======== Material provided
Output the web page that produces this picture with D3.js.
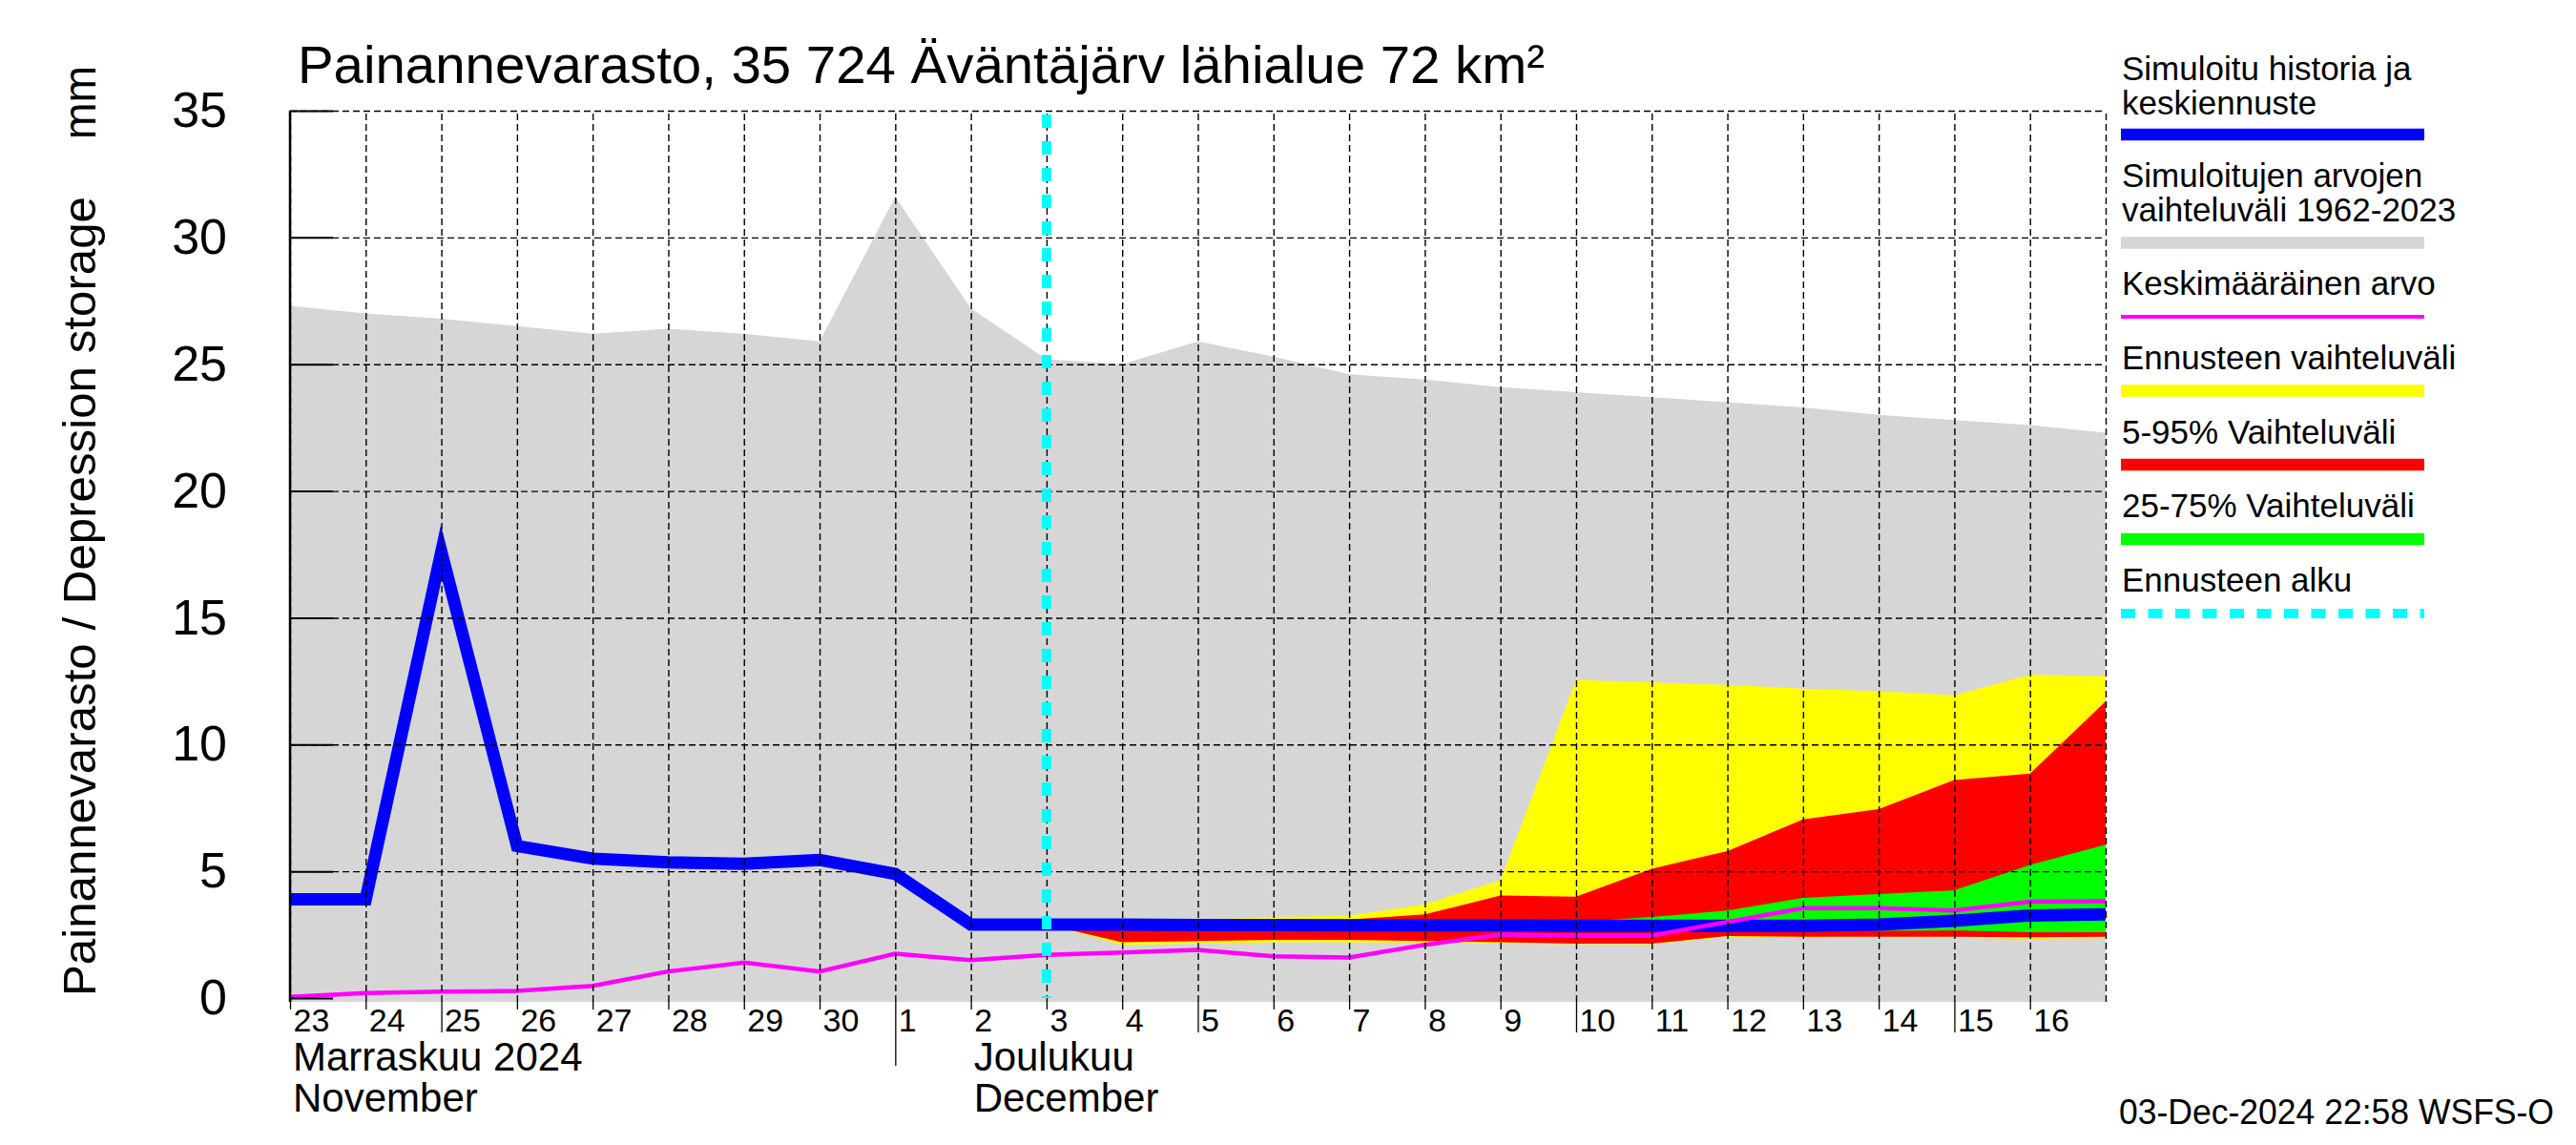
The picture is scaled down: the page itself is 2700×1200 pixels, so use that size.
<!DOCTYPE html>
<html><head><meta charset="utf-8">
<script src="https://cdn.jsdelivr.net/npm/d3@7/dist/d3.min.js"></script>
<style>
body{margin:0;background:#fff}
text{font-family:"Liberation Sans",Arial,Helvetica,sans-serif;fill:#000}
</style>
</head><body>
<svg id="chart" width="2700" height="1200"></svg>
<script>
// ---------------- DATA ----------------
const dates = ["2024-11-23","2024-11-24","2024-11-25","2024-11-26","2024-11-27","2024-11-28","2024-11-29","2024-11-30",
  "2024-12-01","2024-12-02","2024-12-03","2024-12-04","2024-12-05","2024-12-06","2024-12-07","2024-12-08","2024-12-09",
  "2024-12-10","2024-12-11","2024-12-12","2024-12-13","2024-12-14","2024-12-15","2024-12-16","2024-12-17"];
const histMax = [27.3,27.0,26.8,26.5,26.2,26.4,26.2,25.9,31.6,27.2,25.2,25.0,25.9,25.3,24.6,24.4,24.1,23.9,23.7,23.5,23.3,23.0,22.8,22.6,22.3];
const simulated = [3.9,3.9,17.6,6.0,5.5,5.35,5.3,5.45,4.9,2.9,2.9,2.9,2.88,2.88,2.87,2.87,2.87,2.85,2.85,2.85,2.85,2.9,3.05,3.26,3.3];
const meanValues = [0.05,0.2,0.25,0.28,0.48,1.05,1.4,1.05,1.75,1.5,1.7,1.8,1.9,1.65,1.6,2.1,2.5,2.47,2.47,3.0,3.55,3.55,3.45,3.8,3.82];

const fcDates = ["2024-12-03","2024-12-04","2024-12-05","2024-12-06","2024-12-07","2024-12-08","2024-12-09","2024-12-10",
  "2024-12-11","2024-12-12","2024-12-13","2024-12-14","2024-12-15","2024-12-16","2024-12-17"];
const fcMax = [2.95,3.1,3.1,3.2,3.25,3.7,4.65,12.55,12.45,12.35,12.2,12.1,11.95,12.75,12.7];
const fcP95 = [2.95,3.05,3.05,3.1,3.1,3.3,4.05,4.0,5.1,5.8,7.05,7.45,8.6,8.85,11.7];
const fcP75 = [2.9,2.95,2.95,2.95,2.95,2.95,2.95,3.0,3.2,3.45,3.95,4.1,4.25,5.25,6.05];
const fcP25 = [2.85,2.8,2.8,2.8,2.8,2.8,2.8,2.75,2.75,2.75,2.75,2.65,2.67,2.6,2.6];
const fcP5  = [2.9,2.2,2.25,2.3,2.3,2.25,2.2,2.15,2.15,2.45,2.42,2.42,2.42,2.4,2.42];
const fcMin = [2.9,2.1,2.15,2.2,2.2,2.18,2.15,2.13,2.12,2.42,2.4,2.38,2.38,2.33,2.36];

const forecastStart = "2024-12-03";
const yTicks = [0,5,10,15,20,25,30,35];
const dayTickDates = dates.slice(0, 24);
const dayLabels = ["23","24","25","26","27","28","29","30","1","2","3","4","5","6","7","8","9","10","11","12","13","14","15","16"];
const monthLabels = [["Marraskuu 2024","November"],["Joulukuu","December"]];
const monthLabelDates = ["2024-11-23","2024-12-02"];
const monthStart = "2024-12-01";

const titleText = "Painannevarasto, 35 724 Äväntäjärv lähialue 72 km²";
const yLabelText = "Painannevarasto / Depression storage";
const yUnitText = "mm";
const footerText = "03-Dec-2024 22:58 WSFS-O";

const legendLabels = [
  ["Simuloitu historia ja","keskiennuste"],
  ["Simuloitujen arvojen","vaihteluväli 1962-2023"],
  ["Keskimääräinen arvo"],
  ["Ennusteen vaihteluväli"],
  ["5-95% Vaihteluväli"],
  ["25-75% Vaihteluväli"],
  ["Ennusteen alku"]
];
const legendColors = ["#0000ff","#d6d6d6","#ff00ff","#ffff00","#ff0000","#00ff00","#00ffff"];

// ---------------- LAYOUT ----------------
const P = {left:304, right:2207, top:116, bottom:1050};
const parse = d3.utcParse("%Y-%m-%d");
const svg = d3.select("#chart");
svg.append("rect").attr("width",2700).attr("height",1200).attr("fill","#fff");

const x = d3.scaleUtc().domain([parse(dates[0]), parse(dates[dates.length-1])]).range([P.left, P.right]);
const y = d3.scaleLinear().domain([-0.15, 35]).range([P.bottom, P.top]);

svg.append("clipPath").attr("id","clip").append("rect")
  .attr("x",P.left).attr("y",P.top-10).attr("width",P.right-P.left).attr("height",P.bottom-P.top+10);
const plot = svg.append("g").attr("clip-path","url(#clip)");

const hist = dates.map((d,i)=>({date:parse(d), max:histMax[i], sim:simulated[i], mean:meanValues[i]}));
const fc = fcDates.map((d,i)=>({date:parse(d), min:fcMin[i], p5:fcP5[i], p25:fcP25[i], p75:fcP75[i], p95:fcP95[i], max:fcMax[i]}));

// gray historical range
plot.append("path").datum(hist)
  .attr("fill","#d6d6d6")
  .attr("d", d3.area().x(d=>x(d.date)).y0(y(-0.15)).y1(d=>y(d.max)));

// forecast bands
const band = (lo,hi,col)=>plot.append("path").datum(fc).attr("fill",col)
  .attr("d", d3.area().x(d=>x(d.date)).y0(d=>y(d[lo])).y1(d=>y(d[hi])));
band("min","max","#ffff00");
band("p5","p95","#ff0000");
band("p25","p75","#00ff00");

// grid
const gridY = svg.append("g").attr("transform",`translate(${P.left},0)`)
  .call(d3.axisLeft(y).tickValues(yTicks.filter(v=>v>0)).tickSize(-(P.right-P.left)).tickFormat(""));
gridY.select(".domain").remove();
gridY.selectAll("line").attr("stroke","#000").attr("stroke-width",1.4).attr("stroke-dasharray","7,4");

const gridX = svg.append("g").attr("transform",`translate(0,${P.bottom})`)
  .call(d3.axisBottom(x).tickValues(dates.map(parse)).tickSize(-(P.bottom-P.top)).tickFormat(""));
gridX.select(".domain").remove();
gridX.selectAll("line").attr("stroke","#000").attr("stroke-width",1.4).attr("stroke-dasharray","7,4");

// lines
plot.append("path").datum(hist)
  .attr("fill","none").attr("stroke","#0000ff").attr("stroke-width",13)
  .attr("stroke-linejoin","miter").attr("stroke-miterlimit",10)
  .attr("d", d3.line().x(d=>x(d.date)).y(d=>y(d.sim)));
plot.append("path").datum(hist)
  .attr("fill","none").attr("stroke","#ff00ff").attr("stroke-width",4.5)
  .attr("d", d3.line().x(d=>x(d.date)).y(d=>y(d.mean)));

// forecast start
svg.append("line")
  .attr("x1",x(parse(forecastStart))).attr("x2",x(parse(forecastStart)))
  .attr("y1",y(35)+4).attr("y2",y(0))
  .attr("stroke","#00ffff").attr("stroke-width",10).attr("stroke-dasharray","14,14");

// left axis
const axY = svg.append("g").attr("transform",`translate(${P.left},0)`)
  .call(d3.axisLeft(y).tickValues(yTicks).tickSizeInner(-45).tickSizeOuter(0).tickPadding(66));
axY.select(".domain").remove();
axY.selectAll("line").attr("stroke","#000").attr("stroke-width",2);
axY.selectAll("text").attr("font-size",52).attr("font-family","Liberation Sans, Arial, sans-serif").attr("fill","#000");
svg.append("line").attr("x1",P.left).attr("x2",P.left).attr("y1",P.top).attr("y2",P.bottom)
  .attr("stroke","#000").attr("stroke-width",2.5);

// bottom axis ticks and labels
const axX = svg.append("g").attr("transform",`translate(0,${P.bottom})`)
  .call(d3.axisBottom(x).tickValues(dayTickDates.map(parse)).tickSize(8)
    .tickFormat((d,i)=>dayLabels[i]));
axX.select(".domain").remove();
axX.selectAll("line").attr("stroke","#000").attr("stroke-width",1.3)
  .attr("y2",(d)=>{
    const day = d.getUTCDate();
    if (+d === +parse(monthStart)) return 67;
    if (day % 5 === 0 && day !== 30) return 32;
    return 8;
  });
axX.selectAll("text").attr("font-size",34).attr("text-anchor","start")
  .attr("x",3).attr("y",31).attr("dy",0).attr("fill","#000")
  .attr("font-family","Liberation Sans, Arial, sans-serif");

// month labels
monthLabels.forEach((lines,i)=>{
  const mx = x(parse(monthLabelDates[i])) + 3;
  lines.forEach((t,j)=>{
    svg.append("text").attr("x",mx).attr("y",1122 + j*43).attr("font-size",42).text(t);
  });
});

// title
svg.append("text").attr("x",312).attr("y",87).attr("font-size",56)
  .attr("textLength",1307).attr("lengthAdjust","spacingAndGlyphs").text(titleText);

// y label
svg.append("text").attr("transform","translate(100,1044) rotate(-90)").attr("font-size",49)
  .attr("textLength",838).attr("lengthAdjust","spacingAndGlyphs").text(yLabelText);
svg.append("text").attr("transform","translate(100,146) rotate(-90)").attr("font-size",49)
  .attr("textLength",77).attr("lengthAdjust","spacingAndGlyphs").text(yUnitText);

// legend
const legTextY = [[84,120],[196,232],[309],[387],[465],[542],[620]];
const legLineY = [141,254.5,332,409.5,487,565,643];
const legLineW = [12.5,12.5,4,12.5,12.5,12.5,10];
legendLabels.forEach((lines,i)=>{
  lines.forEach((t,j)=>{
    svg.append("text").attr("x",2224).attr("y",legTextY[i][j]).attr("font-size",35).text(t);
  });
  const ln = svg.append("line").attr("x1",2223).attr("x2",2541)
    .attr("y1",legLineY[i]).attr("y2",legLineY[i])
    .attr("stroke",legendColors[i]).attr("stroke-width",legLineW[i]);
  if (i===6) ln.attr("stroke-dasharray","15,13.5");
});

// footer
svg.append("text").attr("x",2221).attr("y",1178).attr("font-size",37)
  .attr("textLength",456).attr("lengthAdjust","spacingAndGlyphs").text(footerText);
</script>
</body></html>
================
■ What needs to be done:
From the data, collect all lines where the string "that" appears.

■ Expected answer:
Output the web page that produces this picture with D3.js.
The picture is scaled down: the page itself is 2700×1200 pixels, so use that size.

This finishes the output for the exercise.